Faced with mounting debt and a sorry-looking events calendar, North Harbour Stadium bosses admit they are worried, but are pleading with their supporters not to abandon them.

And they are determined that their futuristic three-and-a-half-year-old Albany stadium must not become a $20 million white elephant. There is even talk of test cricket in the survival stakes.

There remains a feeling, and not just among those at North Harbour, that greater Auckland has too many major sporting venues - a situation many fear will only worsen if the proposed Manukau stadium goes ahead.

With Eden Park, Ericsson Stadium, Pukekohe Stadium, Western Springs, North Harbour Stadium, Carlaw Park and a number of indoor venues, Auckland already has more than enough facilities capable of hosting the city's relatively small number of major sporting and entertainment events.

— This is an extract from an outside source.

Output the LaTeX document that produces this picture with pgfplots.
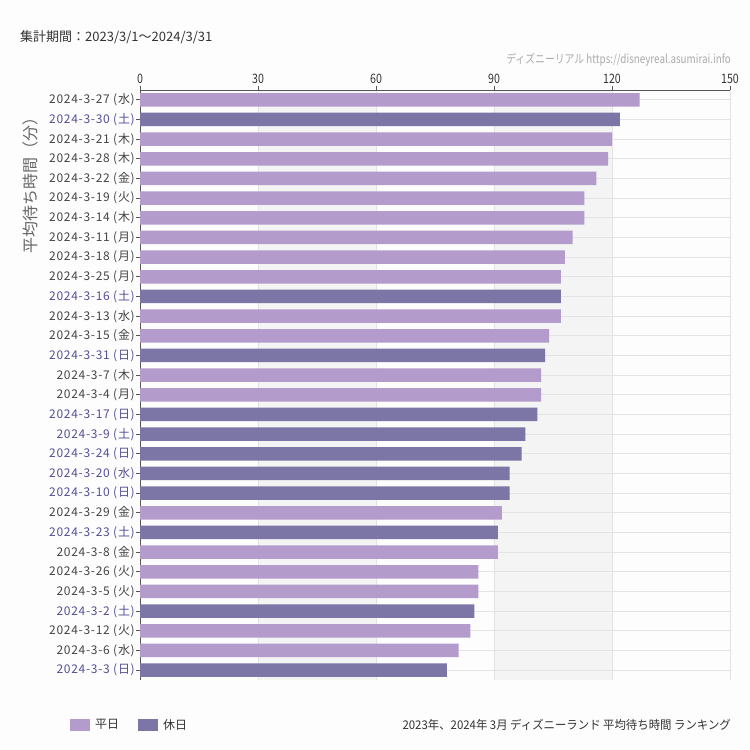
\documentclass[border=0pt]{standalone}
\usepackage{fontspec}
\setmainfont{Noto Sans CJK JP}
\newfontfamily\lsfont[LetterSpace=6]{Noto Sans CJK JP}
\newfontfamily\condfont[FakeStretch=0.82]{Noto Sans CJK JP}
\newfontfamily\capfont[FakeStretch=0.95]{Noto Sans CJK JP}
\usepackage{pgfplots}
\pgfplotsset{compat=1.18}
\definecolor{bgc}{HTML}{FCFDFC}
\definecolor{band}{HTML}{F3F4F3}
\definecolor{gridc}{HTML}{E2E3E2}
\definecolor{wkbar}{HTML}{B39CCB}
\definecolor{hobar}{HTML}{7B76A5}
\definecolor{wktxt}{HTML}{444444}
\definecolor{hotxt}{HTML}{554E96}
\definecolor{axc}{HTML}{555555}
\definecolor{ttc}{HTML}{333333}
\definecolor{wmc}{HTML}{AAAAAA}
\definecolor{ylc}{HTML}{666666}
\pagecolor{bgc}

\newcommand{\wk}[1]{\textcolor{wktxt}{#1}}
\newcommand{\ho}[1]{\textcolor{hotxt}{#1}}

\begin{document}
\begin{tikzpicture}[x=1pt,y=1pt]
\path (0,0) rectangle (750,750);
\node[anchor=west, text=ttc, font=\fontsize{13}{15}\selectfont, inner sep=0pt] at (20,713) {集計期間：2023/3/1～2024/3/31};
\node[anchor=east, text=wmc, font=\condfont\fontsize{12}{14}\selectfont, inner sep=0pt] at (731,690) {ディズニーリアル https://disneyreal.asumirai.info};
\node[rotate=90, text=ylc, font=\fontsize{16}{18}\selectfont, inner sep=0pt] at (30,568.5) {平均待ち時間（分）};
\node[anchor=east, text=ttc, font=\capfont\fontsize{12}{14}\selectfont, inner sep=0pt] at (731,25) {2023年、2024年 3月 ディズニーランド 平均待ち時間 ランキング};
\begin{axis}[
  at={(140pt,70pt)}, anchor=south west,
  scale only axis, width=590pt, height=590pt,
  set layers=standard,
  xmin=0, xmax=150, ymin=-0.5, ymax=29.5, y dir=reverse,
  axis x line*=top, axis y line*=left,
  axis line style={axc, line width=0.8pt, -},
  xtick={0,30,...,150}, ytick={0,...,29},
  tick align=outside,
  major tick length=4pt,
  tick style={axc, line width=0.8pt},
  grid=major, major grid style={gridc, line width=0.8pt},
  /pgf/number format/assume math mode=true,
  xticklabel style={font=\condfont\fontsize{13}{15}\selectfont, text=ttc, inner sep=2pt},
  yticklabel style={font=\lsfont\fontsize{12}{14}\selectfont, inner sep=1pt},
  yticklabels={
    \wk{2024-3-27 (水)}, \ho{2024-3-30 (土)}, \wk{2024-3-21 (木)}, \wk{2024-3-28 (木)},
    \wk{2024-3-22 (金)}, \wk{2024-3-19 (火)}, \wk{2024-3-14 (木)}, \wk{2024-3-11 (月)},
    \wk{2024-3-18 (月)}, \wk{2024-3-25 (月)}, \ho{2024-3-16 (土)}, \wk{2024-3-13 (水)},
    \wk{2024-3-15 (金)}, \ho{2024-3-31 (日)}, \wk{2024-3-7 (木)}, \wk{2024-3-4 (月)},
    \ho{2024-3-17 (日)}, \ho{2024-3-9 (土)}, \ho{2024-3-24 (日)}, \ho{2024-3-20 (水)},
    \ho{2024-3-10 (日)}, \wk{2024-3-29 (金)}, \ho{2024-3-23 (土)}, \wk{2024-3-8 (金)},
    \wk{2024-3-26 (火)}, \wk{2024-3-5 (火)}, \ho{2024-3-2 (土)}, \wk{2024-3-12 (火)},
    \wk{2024-3-6 (水)}, \ho{2024-3-3 (日)}},
  legend style={at={(axis description cs:-0.1186,-0.0763)}, anchor=west, draw=none, fill=none,
    legend columns=2, inner sep=0pt, font=\fontsize{12}{14}\selectfont, text=ttc,
    nodes={inner xsep=5pt},
    /tikz/every even column/.append style={column sep=14pt}},
  legend image code/.code={\fill[#1] (0pt,-6pt) rectangle (20pt,6pt);},
]
\addplot[fill=band, draw=none, forget plot, on layer=axis background] coordinates {(30,-0.5) (60,-0.5) (60,29.5) (30,29.5)} -- cycle;
\addplot[fill=band, draw=none, forget plot, on layer=axis background] coordinates {(90,-0.5) (120,-0.5) (120,29.5) (90,29.5)} -- cycle;
\addplot[xbar, bar width=13.5pt, bar shift=0pt, fill=wkbar, draw=none] coordinates {
 (127,0) (120,2) (119,3) (116,4) (113,5) (113,6) (110,7) (108,8) (107,9) (107,11)
 (104,12) (102,14) (102,15) (92,21) (91,23) (86,24) (86,25) (84,27) (81,28)};
\addlegendentry{平日}
\addplot[xbar, bar width=13.5pt, bar shift=0pt, fill=hobar, draw=none] coordinates {
 (122,1) (107,10) (103,13) (101,16) (98,17) (97,18) (94,19) (94,20) (91,22) (85,26) (78,29)};
\addlegendentry{休日}
\end{axis}
\end{tikzpicture}
\end{document}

When the value of the stadiums is equated to the potential market, the over-abundance of big-event arenas shows, simply, that there are not the number of backsides to put on seats the stadium bosses need to survive.

In Auckland, only Eden Park, the home of major rugby games and one-day cricket internationals, can count on the necessary revenue stream.

North Harbour Stadium general manager Graeme Running acknowledges that the financial woes have been ongoing since the opening in March 1997.

And, he admits, it goes much deeper than not attracting people through the turnstiles.

"Our biggest income-earner is from five-year seat-holders," Running said. "They, not the people through the gate, will play the major part in repaying the initial $18 million principal."

But, and this is Running's biggest concern, these people, who paid between $2800 and $140,000 for their initial five-year deals, might not be back if the stadium has nothing to offer.

"We know just how crucial March 2002 will be for the future of North Harbour Stadium," Running said. "We have to have an events calendar in place which will be attractive to these and other potential seat-holders. Without their ongoing support we will be struggling."

That may lead to a reduced pricing structure when the renewals come around and could mean a 20-year, rather than 15-year repayment term.

"It has been a worrying time from the beginning, but I think the seat-holders have had value for money. We start off each year with little or nothing on the calendar, but different things come along. We get by," Running said.

The loss of the Football Kingz to Ericsson Stadium was a telling blow for Running.

"We were counting on them being here again this summer. They helped to fill a void. If we look at what we have in place for the next six months, we have to be honest and say there is not much."

Losing the Kingz has made Running even more determined to get out and sell the stadium.

"The gloves are off. The battle lines have been drawn and we are in for everything. I felt the Auckland Warriors belonged at Ericsson, just as the Kingz were ours. Now things have changed.

"Anything can happen," said Running, who is not discounting an approach to the Warriors. Just as he is not ruling out the possibility of seeing cricket tests played on the stadium's under-used outer oval.

"Perhaps not this summer, but by 2001-2002 we hope to be ready to bid for big cricket in a relaxed village green-type atmosphere. The outer oval was originally seen as a cricket ground, but when the proposed North Harbour cricket body fell over, so did it."

From the start, with access and other problems, the stadium failed to attract the really big crowds. Only the opening Blues v Chiefs Super 12 rugby game, the rugby test against Fiji and the 1999 test against Manu Samoa have filled the stadium to its 25,000 capacity.

Other big crowd-pullers have included last year's world under-17 soccer final between Australia and Brazil (19,500), this year's rugby test against Tonga (20,000), the 1998 Anzac league test (24,000), the World Cup soccer qualifier between the All Whites and the Socceroos (23,000) and the Cliff Richard concert (17,200).

Those figures, Running admits, stack up, but he and the trustees - and the North Shore City Council, which has picked up $6 million of the ongoing debt in anticipation of a naming rights sponsor - must have more.

"It is a community facility," Running said. "The outer grounds are well used, with many different sports being played. But they don't pay the bills.

"If we could be guaranteed two capacity crowds a year we would be happier. It is a purpose-built football stadium, not really a concert venue. That is where we must continue to look for our support."

That and anything else to make it attractive to that core of early supporters Running wants back.